Short exercise:
Return precisely the span of lines from the top of the material below to the line containing "-0.90, -0.94, -1.00, -1.09, -1.20, -1.32, -1.42, -1.47, -1.50]", both included. Pictures are excluded.

Supplied material:
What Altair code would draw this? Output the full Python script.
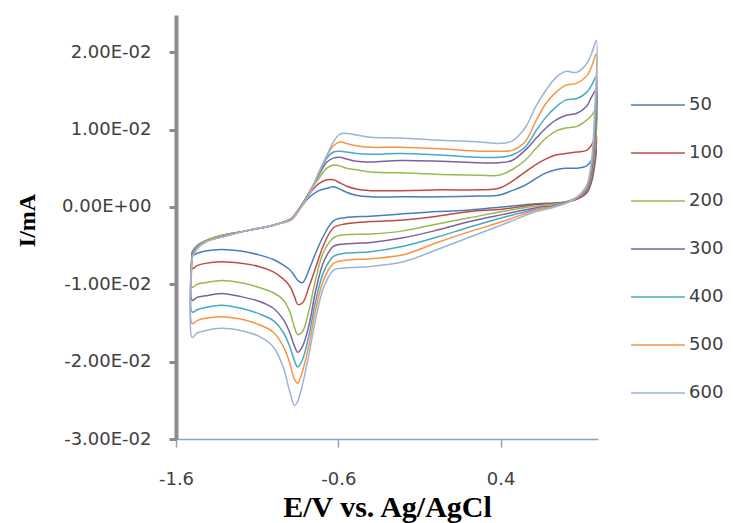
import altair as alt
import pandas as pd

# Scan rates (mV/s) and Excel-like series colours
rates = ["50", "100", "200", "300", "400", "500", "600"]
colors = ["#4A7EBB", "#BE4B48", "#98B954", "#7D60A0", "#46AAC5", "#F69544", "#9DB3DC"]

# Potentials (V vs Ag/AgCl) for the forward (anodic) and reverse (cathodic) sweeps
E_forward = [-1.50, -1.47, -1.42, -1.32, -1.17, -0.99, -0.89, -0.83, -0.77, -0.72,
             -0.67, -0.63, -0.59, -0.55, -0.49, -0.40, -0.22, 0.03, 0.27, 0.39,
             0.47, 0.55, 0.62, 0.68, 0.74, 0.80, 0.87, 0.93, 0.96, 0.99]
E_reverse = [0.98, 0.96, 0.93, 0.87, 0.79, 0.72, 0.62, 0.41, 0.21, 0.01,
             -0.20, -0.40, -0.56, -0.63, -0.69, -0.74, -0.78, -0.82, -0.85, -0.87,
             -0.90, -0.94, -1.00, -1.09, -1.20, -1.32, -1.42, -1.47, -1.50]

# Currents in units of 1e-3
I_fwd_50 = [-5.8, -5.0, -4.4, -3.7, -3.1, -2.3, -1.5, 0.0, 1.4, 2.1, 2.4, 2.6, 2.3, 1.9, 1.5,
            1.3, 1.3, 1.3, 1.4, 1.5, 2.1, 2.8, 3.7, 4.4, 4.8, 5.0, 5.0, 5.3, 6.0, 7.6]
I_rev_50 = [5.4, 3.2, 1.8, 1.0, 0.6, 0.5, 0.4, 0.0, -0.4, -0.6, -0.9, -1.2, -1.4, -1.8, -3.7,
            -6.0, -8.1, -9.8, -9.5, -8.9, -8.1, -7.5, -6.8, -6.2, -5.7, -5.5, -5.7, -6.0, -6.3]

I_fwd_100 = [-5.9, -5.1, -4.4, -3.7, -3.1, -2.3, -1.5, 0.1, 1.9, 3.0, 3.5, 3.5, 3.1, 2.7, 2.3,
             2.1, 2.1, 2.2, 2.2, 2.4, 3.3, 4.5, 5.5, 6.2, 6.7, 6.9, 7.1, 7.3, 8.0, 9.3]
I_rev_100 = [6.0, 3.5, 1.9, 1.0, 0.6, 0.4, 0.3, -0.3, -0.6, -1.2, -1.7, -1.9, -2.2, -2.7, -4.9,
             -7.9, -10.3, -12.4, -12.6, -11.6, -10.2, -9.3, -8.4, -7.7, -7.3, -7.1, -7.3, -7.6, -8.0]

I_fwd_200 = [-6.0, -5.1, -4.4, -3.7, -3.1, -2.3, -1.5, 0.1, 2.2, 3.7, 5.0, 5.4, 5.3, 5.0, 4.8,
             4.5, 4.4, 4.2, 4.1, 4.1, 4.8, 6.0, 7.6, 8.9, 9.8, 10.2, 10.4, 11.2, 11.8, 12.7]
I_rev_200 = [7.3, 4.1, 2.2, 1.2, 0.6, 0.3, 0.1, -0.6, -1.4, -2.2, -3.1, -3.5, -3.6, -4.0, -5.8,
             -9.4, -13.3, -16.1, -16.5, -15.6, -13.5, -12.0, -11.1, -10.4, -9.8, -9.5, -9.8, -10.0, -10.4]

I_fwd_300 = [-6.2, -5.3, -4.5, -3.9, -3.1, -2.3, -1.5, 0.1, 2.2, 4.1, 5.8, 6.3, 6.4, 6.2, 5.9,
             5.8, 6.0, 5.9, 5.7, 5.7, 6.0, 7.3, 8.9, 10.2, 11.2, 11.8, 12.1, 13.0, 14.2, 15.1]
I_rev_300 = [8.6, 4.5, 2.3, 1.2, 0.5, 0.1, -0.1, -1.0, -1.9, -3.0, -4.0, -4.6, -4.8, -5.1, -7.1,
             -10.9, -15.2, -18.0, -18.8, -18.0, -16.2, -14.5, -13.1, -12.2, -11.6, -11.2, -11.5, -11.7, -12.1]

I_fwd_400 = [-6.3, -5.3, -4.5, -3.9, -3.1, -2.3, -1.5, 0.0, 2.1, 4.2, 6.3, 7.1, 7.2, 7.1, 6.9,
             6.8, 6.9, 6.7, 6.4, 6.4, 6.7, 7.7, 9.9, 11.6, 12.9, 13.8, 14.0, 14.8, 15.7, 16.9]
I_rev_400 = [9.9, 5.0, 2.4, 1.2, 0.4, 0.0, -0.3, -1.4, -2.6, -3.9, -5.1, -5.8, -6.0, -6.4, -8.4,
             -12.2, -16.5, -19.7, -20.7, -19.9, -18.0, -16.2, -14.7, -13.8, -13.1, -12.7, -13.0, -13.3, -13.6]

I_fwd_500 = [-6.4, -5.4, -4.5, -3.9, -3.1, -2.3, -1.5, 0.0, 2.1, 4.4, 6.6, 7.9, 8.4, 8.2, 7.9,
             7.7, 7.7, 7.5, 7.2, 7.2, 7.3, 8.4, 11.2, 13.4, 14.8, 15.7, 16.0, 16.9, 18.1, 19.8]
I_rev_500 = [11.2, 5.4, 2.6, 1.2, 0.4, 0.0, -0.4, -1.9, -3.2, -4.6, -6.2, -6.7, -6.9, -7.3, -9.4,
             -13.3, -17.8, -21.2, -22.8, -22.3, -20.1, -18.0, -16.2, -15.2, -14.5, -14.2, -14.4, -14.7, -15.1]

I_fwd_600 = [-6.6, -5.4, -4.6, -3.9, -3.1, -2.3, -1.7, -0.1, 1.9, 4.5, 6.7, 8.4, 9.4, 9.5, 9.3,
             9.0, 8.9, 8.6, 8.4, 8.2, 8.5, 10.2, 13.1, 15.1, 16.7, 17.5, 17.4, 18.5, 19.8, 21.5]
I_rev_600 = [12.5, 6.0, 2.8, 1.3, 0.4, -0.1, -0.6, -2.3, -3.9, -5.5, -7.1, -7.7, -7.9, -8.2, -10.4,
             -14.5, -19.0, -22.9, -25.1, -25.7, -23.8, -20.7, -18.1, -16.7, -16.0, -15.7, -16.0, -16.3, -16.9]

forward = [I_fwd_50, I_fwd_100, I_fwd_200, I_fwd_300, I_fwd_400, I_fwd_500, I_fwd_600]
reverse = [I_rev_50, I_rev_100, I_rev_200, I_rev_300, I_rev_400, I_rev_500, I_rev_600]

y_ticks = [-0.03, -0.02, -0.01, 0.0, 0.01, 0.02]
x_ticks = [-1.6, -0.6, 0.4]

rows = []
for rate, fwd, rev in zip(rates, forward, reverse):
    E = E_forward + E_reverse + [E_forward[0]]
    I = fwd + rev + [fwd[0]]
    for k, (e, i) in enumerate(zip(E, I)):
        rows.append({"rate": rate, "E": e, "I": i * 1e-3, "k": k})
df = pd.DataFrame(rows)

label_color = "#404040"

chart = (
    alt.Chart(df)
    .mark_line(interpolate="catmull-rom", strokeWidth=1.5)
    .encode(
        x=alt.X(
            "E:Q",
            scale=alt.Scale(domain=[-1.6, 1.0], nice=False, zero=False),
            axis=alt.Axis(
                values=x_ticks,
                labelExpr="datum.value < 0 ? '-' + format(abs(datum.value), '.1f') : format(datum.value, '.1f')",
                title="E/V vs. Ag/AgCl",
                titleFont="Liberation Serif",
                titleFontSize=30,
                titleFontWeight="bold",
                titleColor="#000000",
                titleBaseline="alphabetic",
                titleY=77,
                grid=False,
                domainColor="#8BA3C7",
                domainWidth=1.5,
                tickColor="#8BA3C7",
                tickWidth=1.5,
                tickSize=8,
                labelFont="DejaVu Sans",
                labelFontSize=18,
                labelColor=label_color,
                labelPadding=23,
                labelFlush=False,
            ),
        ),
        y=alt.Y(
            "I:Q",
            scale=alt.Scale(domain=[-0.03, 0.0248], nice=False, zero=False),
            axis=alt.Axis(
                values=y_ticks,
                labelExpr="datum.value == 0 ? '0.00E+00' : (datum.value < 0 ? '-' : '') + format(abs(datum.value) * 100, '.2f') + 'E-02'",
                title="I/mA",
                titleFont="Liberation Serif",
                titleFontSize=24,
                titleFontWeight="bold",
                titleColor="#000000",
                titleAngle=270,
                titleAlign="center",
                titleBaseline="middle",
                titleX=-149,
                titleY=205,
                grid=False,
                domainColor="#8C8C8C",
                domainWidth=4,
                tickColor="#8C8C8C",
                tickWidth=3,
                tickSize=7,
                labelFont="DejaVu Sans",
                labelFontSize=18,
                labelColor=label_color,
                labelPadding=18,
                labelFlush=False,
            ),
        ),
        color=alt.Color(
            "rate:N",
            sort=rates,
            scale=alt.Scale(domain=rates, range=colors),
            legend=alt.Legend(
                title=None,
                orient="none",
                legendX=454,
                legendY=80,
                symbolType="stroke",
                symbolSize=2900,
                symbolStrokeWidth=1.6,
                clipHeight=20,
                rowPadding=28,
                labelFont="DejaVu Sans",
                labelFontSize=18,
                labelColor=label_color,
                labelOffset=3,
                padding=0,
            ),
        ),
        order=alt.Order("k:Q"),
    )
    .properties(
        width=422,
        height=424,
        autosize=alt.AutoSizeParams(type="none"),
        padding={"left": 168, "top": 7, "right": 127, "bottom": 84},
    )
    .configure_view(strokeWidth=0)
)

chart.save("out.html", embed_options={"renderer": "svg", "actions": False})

Output:
What Altair code would draw this? Output the full Python script.
import altair as alt
import pandas as pd

# Scan rates (mV/s) and Excel-like series colours
rates = ["50", "100", "200", "300", "400", "500", "600"]
colors = ["#4A7EBB", "#BE4B48", "#98B954", "#7D60A0", "#46AAC5", "#F69544", "#9DB3DC"]

# Potentials (V vs Ag/AgCl) for the forward (anodic) and reverse (cathodic) sweeps
E_forward = [-1.50, -1.47, -1.42, -1.32, -1.17, -0.99, -0.89, -0.83, -0.77, -0.72,
             -0.67, -0.63, -0.59, -0.55, -0.49, -0.40, -0.22, 0.03, 0.27, 0.39,
             0.47, 0.55, 0.62, 0.68, 0.74, 0.80, 0.87, 0.93, 0.96, 0.99]
E_reverse = [0.98, 0.96, 0.93, 0.87, 0.79, 0.72, 0.62, 0.41, 0.21, 0.01,
             -0.20, -0.40, -0.56, -0.63, -0.69, -0.74, -0.78, -0.82, -0.85, -0.87,
             -0.90, -0.94, -1.00, -1.09, -1.20, -1.32, -1.42, -1.47, -1.50]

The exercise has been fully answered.